Роман, как я уже сказал, распадается на куски, на суверенные существования разных сюжетов, которые, формально пересекаясь, перекрещиваясь, продолжают жить самостоятельной жизнью: одни — как публицистика, как декларация Айтматова, другие — как проза, как картины, как текст, в котором поэтическое чувство сильней умысла.
Но и здесь у Айтматова есть срывы и передержки. В третьей части, где рассказывается история Бостона и где все движется к кровавой развязке, слишком много крови и смертей. Смерть Эрназара в горах нужна Айтматову, чтоб свести Бостона с его женой, чтоб родился Кенджеш; с одной стороны — дитя любви, с другой — дитя греха. Потому что Эрназар погиб отчасти по вине Бостона. Но смерть эта превращается в некоего идола смерти, в образ замерзшего в горах мертвеца, покрытого льдом, вечного спутника, обремененного виной сознания Бостона.
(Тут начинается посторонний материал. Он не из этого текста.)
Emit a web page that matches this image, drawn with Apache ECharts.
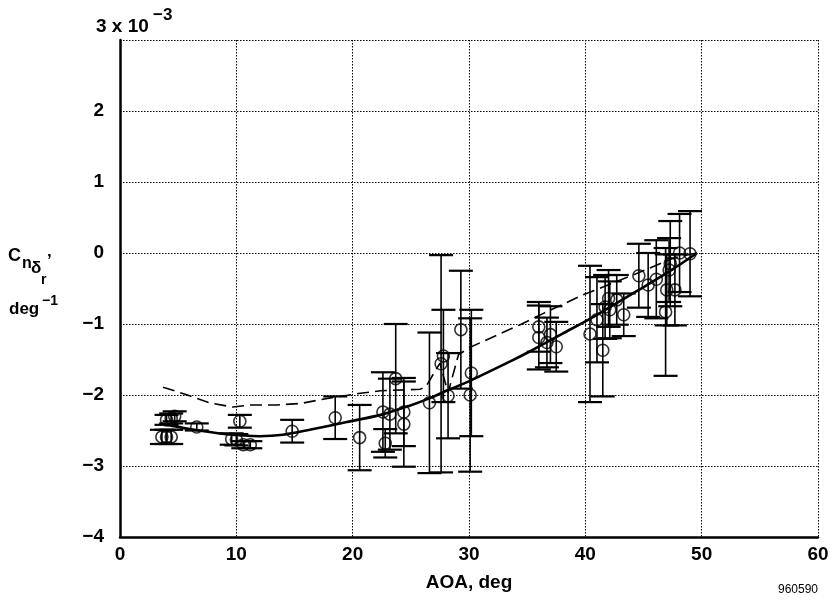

Описания замерзшего навеки в горной расщелине Эрназара отдают театральностью.
Так же ложной кажется мне и смерть Кенджеша. Разве что это предопределено было, рассчитано автором — и поэтому не могло не случиться. Но с самого начала, как мальчик появился в романе, я понял, что он погибнет. И что волчица, мстя за отнятых у нее детей, унесет его. Но Айтматов пошел на еще более явный эффект. Он заставил Бостона — меткого стрелка и охотника — убить своего сына той пулей, которую Бостон предназначал волчице. Пуля эта чудесным образом убила сразу и Акбару и Кенджеша.
Смерть Ташчайнара, смерть волчицы, смерть Базарбая, смерть Эрназара, смерть Кенджеша — окончанье «Плахи» переполнено смертями. Но если говорить по совести, то только одна смерть и запомнилась мне — смерть Базарбая. Этот взрыв был неумолим. Бостон должен был его убить. Он должен был так поступить, потому что не мог больше терпеть издевательств Базарбая и сам факт его существования на земле и потому что он обязан был бросить вызов философии Авдия Каллистратова, который бы никогда не поступил так на его месте.
Он преступил заповедь «не убий» и тем самым, совершив суд над человеком- зверем, преступил и нравственный закон, согласно которому жизнью человека распоряжается только Бог. Если б Айтматов остановился только на этой смерти, то какие-то концы его романа-манифеста связались бы, тезис вошел бы в соприкосновение с антитезисом, но он решил разом вырезать в романе всех, и оттого нити не связались, роман не состоялся как роман.
Об этом грехе и ответственности за чужую погубленную жизнь и размышляет в восьмидесятые годы Агеев, которого никто ни в чем не винит, не обвиняет. Винит и обвиняет его только собственная совесть.
Агеев перерывает почти весь карьер и ничего не находит. Он уезжает из поселка; где он когда-то прятался от немцев в годы войны и где произошла эта трагическая история, с сомнениями. Он не знает, жива или нет эта женщина, и он не знает, наказал он себя или нет — боль сжимает его сердце, и слезы стоят в его глазах.